The Scotch Verdict ist im Zusammenhang mit Surpassing the Love of Men ein sehr lesenswertes Buch, weil es die Frage, wie wir leidenschaftliche Freundschaften zu interpretieren haben, so unmittelbar aufwirft. Fadermans Arbeit hat jeder weiteren lesbisch-feministischen Geschichtsschreibung eine Grundlage gegeben. Sie hat sowohl die herkömmliche heterosexuelle Geschichtsschreibung als auch die neueren „schwulen“ Interpretationen über den Haufen geworfen. Ihre Arbeit hilft uns, in die Debatte einzutreten, die für die lesbische Geschichtsschreibung so entscheidend ist, die Debatte darüber nämlich, was Lesbianismus heute für uns heißt und damit über unsere unterschiedlichen Definitionen. Dieser Prozess ist längst fällig. Das Thema der leidenschaftlichen Freundschaften erregt eine leidenschaftliche Kontoverse, und das wiederum legt nahe, dass es einen sehr wichtigen politischen Punkt berührt. Jedes ketzerische Infragestellen des herkömmlichen Lesbenklischees des zwanzigsten Jahrhunderts, wie zum Beispiel 1979 in einem Papier, das Feministinnen dazu aufrief, sich den Männern zu entziehen und sich als politische Lesben zu erklären, auch wenn sie noch keine Liebesaffäre mit einer Frau gehabt hätten, führte zu einem Sturm des Protestes.

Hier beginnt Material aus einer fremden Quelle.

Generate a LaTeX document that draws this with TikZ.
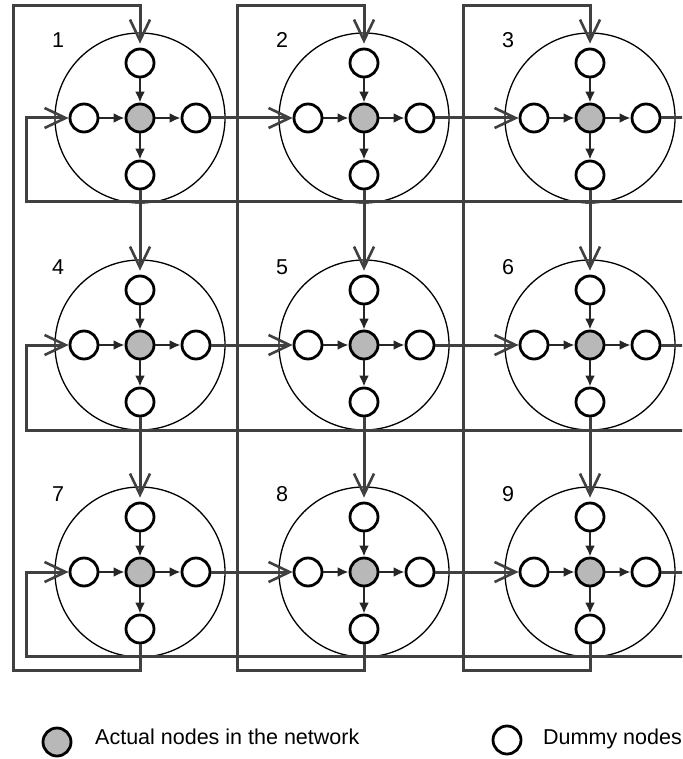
\documentclass[tikz,border=0pt]{standalone}
\usepackage{fontspec}
\setmainfont{Liberation Sans}
\usetikzlibrary{arrows.meta}
\begin{document}
\begin{tikzpicture}[x=1pt,y=-1pt,
  conn/.style={line width=3pt, draw=black!75},
  bigc/.style={circle, draw=black, line width=1.3pt, minimum size=170pt, inner sep=0pt},
  dummy/.style={circle, draw=black, line width=2.8pt, fill=white, minimum size=28pt, inner sep=0pt},
  actual/.style={circle, draw=black, line width=2.8pt, fill=black!28, minimum size=28pt, inner sep=0pt},
  inner/.style={line width=2.4pt, draw=black!85, -{Latex[length=11pt,width=10pt]}},
  entry/.style={conn, -{Straight Barb[length=21pt,width=20pt,line width=2.6pt]}},
  lab/.style={font=\fontsize{21.5}{24}\selectfont, inner sep=0pt}
]
\useasboundingbox (0,0) rectangle (682,759);
\clip (0,0) rectangle (682,759);

\foreach \i/\x/\y in {1/140/118, 2/364/118, 3/590/118,
                      4/140/345, 5/364/345, 6/590/345,
                      7/140/572, 8/364/572, 9/590/572} {
  \node[bigc] (B\i) at (\x,\y) {};
  \node[actual] (c\i) at (\x,\y) {};
  \node[dummy] (t\i) at (\x,\y-55) {};
  \node[dummy] (b\i) at (\x,\y+57) {};
  \node[dummy] (l\i) at (\x-56,\y) {};
  \node[dummy] (r\i) at (\x+56,\y) {};
  \node[lab] (n\i) at (\x-82,\y-78) {\i};
  \draw[inner] (t\i) -- (c\i);
  \draw[inner] (l\i) -- (c\i);
  \draw[inner] (c\i) -- (r\i);
  \draw[inner] (c\i) -- (b\i);
}

% horizontal links
\foreach \a/\b in {1/2, 2/3, 4/5, 5/6, 7/8, 8/9}
  \draw[entry] (r\a) -- (l\b);
% vertical links
\foreach \a/\b in {1/4, 2/5, 3/6, 4/7, 5/8, 6/9}
  \draw[entry, shorten >=4pt] (b\a) -- (t\b);

% row wrap-around
\foreach \r/\ry/\rl in {1/118/202, 2/345/430, 3/572/656} {
  \coordinate (rwA\r) at (720,\ry);
  \coordinate (rwB\r) at (720,\rl);
  \coordinate (rwC\r) at (26,\rl);
  \coordinate (rwD\r) at (26,\ry);
}
\draw[entry] (r3) -- (rwA1) -- (rwB1) -- (rwC1) -- (rwD1) -- (l1);
\draw[entry] (r6) -- (rwA2) -- (rwB2) -- (rwC2) -- (rwD2) -- (l4);
\draw[entry] (r9) -- (rwA3) -- (rwB3) -- (rwC3) -- (rwD3) -- (l7);

% column wrap-around
\foreach \c/\cx/\lx in {1/140/13, 2/364/237, 3/590/463} {
  \coordinate (cwA\c) at (\cx,670);
  \coordinate (cwB\c) at (\lx,670);
  \coordinate (cwC\c) at (\lx,6);
  \coordinate (cwD\c) at (\cx,6);
}
\draw[entry, shorten >=4pt] (b7) -- (cwA1) -- (cwB1) -- (cwC1) -- (cwD1) -- (t1);
\draw[entry, shorten >=4pt] (b8) -- (cwA2) -- (cwB2) -- (cwC2) -- (cwD2) -- (t2);
\draw[entry, shorten >=4pt] (b9) -- (cwA3) -- (cwB3) -- (cwC3) -- (cwD3) -- (t3);

% legend
\node[actual] (legA) at (57,742) {};
\node[lab, anchor=base west] (legAt) at (95,744) {Actual nodes in the network};
\node[dummy] (legD) at (507,740) {};
\node[lab, anchor=base west] (legDt) at (543,744) {Dummy nodes};
\end{tikzpicture}
\end{document}
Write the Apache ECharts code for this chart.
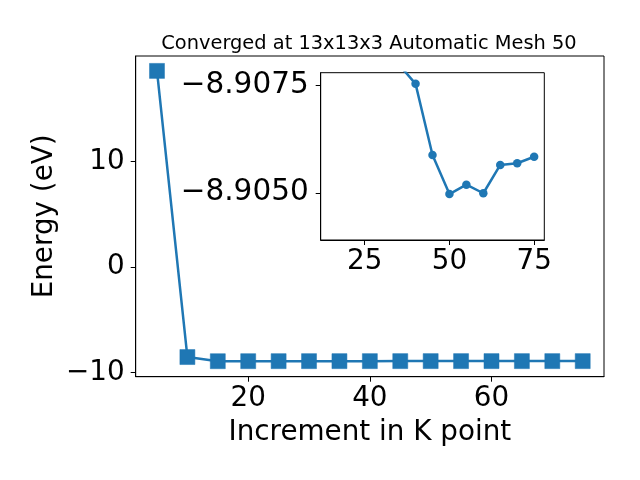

Wie können wir das Klischee in Frage stellen und zugleich unsere Identität als Lesbierinnen bewahren? Stellen wir es nicht in Frage, werden Lesbierinnen eine winzige, durch den genitalen Kontakt definierte Minderheit von Frauen bleiben, und sich säuberlich in die Kategorien einfügen, die die Herrn und Meister uns zugewiesen haben. Keine Bresche wird dann in die Schutzwälle der Heterosexualität geschlagen, und die heterosexuelle Grundlage männlicher Vorherrschaft wird felsenfest bestehen bleiben. Stellen wir es aber in Frage, dann stellen wir aber auch unsere Sicherheit in Frage, und zwar insofern, als unsere Sicherheit und Identität eben auf dieser Definition beruhen. Wir bedürfen einer Identität, die stark, revolutionär und lesbisch ist.

(Dieser Aufsatz von Sheila Jeffreys stammt aus dem in Deutschland 1991 erschienenen Buch „FRAUENLIEBE“ – UND SIE LIEBTEN SICH DOCH – Lesbische Frauen in der Geschichte 1840- 1985.)